GLOBAL GOALS

C-Suite Governance: Board and management pressure intensifies

As corporations scale — expanding branches, diversifying offerings, deepening market presence and expanding its most important asset, its human capital — the center of gravity in governance shifts.

Dr. Carlos P. Gatmaitan, FICD

As a Board priority, the development of the C-Suite emerges as a key strategic imperative once corporate maturity comes into play. What was once a question of operational efficiency becomes a question of leadership coherence. At this stage, the Board of Directors is no longer simply an oversight body of results; it becomes the steward of leadership capability.

The pressure on both Board and Management intensifies, not because performance declines, but because complexity rises faster than coordination. The true risk is no longer visible in financial statements alone — it is embedded in how the C-Suite functions as a unified leadership system.

This is where Independent Directors play a defining role.

Their value lies not only in objectivity but in their ability to elevate discussions beyond management narratives into strategic, long-term thinking. Nowhere is this more critical than in the work of the Governance Committee. Global best practice increasingly recommends that an Independent Director chair this committee, ensuring that governance standards are upheld without undue influence from executive management. Independence in leadership of the committee reinforces credibility, strengthens accountability, and ensures that governance is not reduced to compliance, but elevated to a driver of performance and sustainability.

The Governance Committee Charter, therefore, must not remain static. It must evolve in step with the organization’s growth. In rapidly expanding corporations, a periodic redefinition of the Charter is essential — moving beyond traditional responsibilities such as board composition, nominations and succession planning. Today, it must explicitly include deep oversight of C-Suite development. This is not an encroachment into management prerogatives; rather, it is a recognition that leadership capability is a governance concern. When execution gaps emerge across branches or when strategic direction fails to cascade effectively, the issue is not operational — it is leadership alignment. And leadership alignment is squarely within the Board’s oversight responsibility.

A Governance Committee that actively oversees C-Suite development ensures that the executive team operates not as a collection of functional heads, but as an integrated enterprise leadership group. It requires regular evaluation of how decisions are made across functions, how accountability is enforced, and how effectively strategy is translated into execution. It also demands a closer look at the often-overlooked layer of middle management — the critical bridge between strategy and operations. Weakness at this level leads to inconsistent implementation, which ultimately manifests as operational and reputational risk.

Central to this expanded governance role is Human Capital. As organizations grow, people-related risks — capability gaps, retention challenges, leadership readiness — become among the most material threats to sustainability. A robust Human Capital Development Strategy is therefore not optional; it is foundational. The Board, through its Governance Committee, must ensure that such a strategy exists, is adequately resourced, and is aligned with long-term corporate objectives. This includes leadership development programs, succession planning, performance management systems, and retention mechanisms designed for key roles.

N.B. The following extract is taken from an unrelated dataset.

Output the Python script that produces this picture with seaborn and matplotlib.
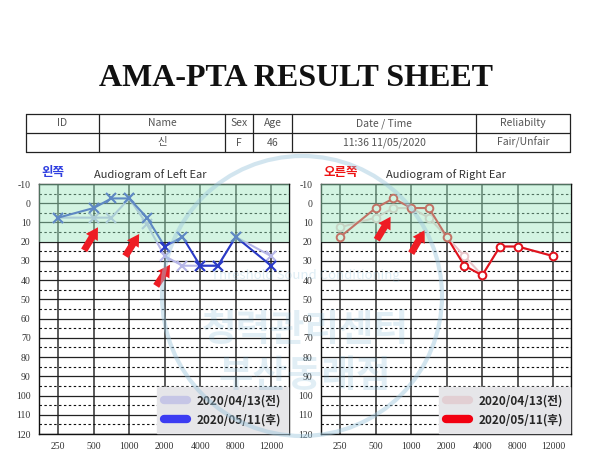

Equally important is the Board’s relationship with the head of Human Resources and the HR function as a whole. This relationship must be elevated from administrative oversight to strategic partnership. The head of HR becomes a critical enabler of governance objectives —responsible for translating leadership expectations into organizational capability. Regular engagement between the Governance Committee and HR leadership ensures that initiatives are not only well-designed but effectively executed across the enterprise.

Ultimately, as a company moves toward the characteristics of a listed corporation — greater transparency, stronger regulatory expectations, and increased scrutiny from stakeholders — the governance of the C-Suite becomes even more consequential. Within a three-year horizon, organizations aspiring for this level must begin operating as if they are already public: disciplined, accountable and aligned. The Board must lead this transition, ensuring that governance structures, leadership capability and organizational culture are prepared for the demands ahead.

Governance, in this context, is not a constraint on management — it is its greatest enabler. By strengthening oversight of the C-Suite, redefining the Governance Committee’s role, and investing deeply in Human Capital, the Board ensures that growth is not only achieved, but sustained.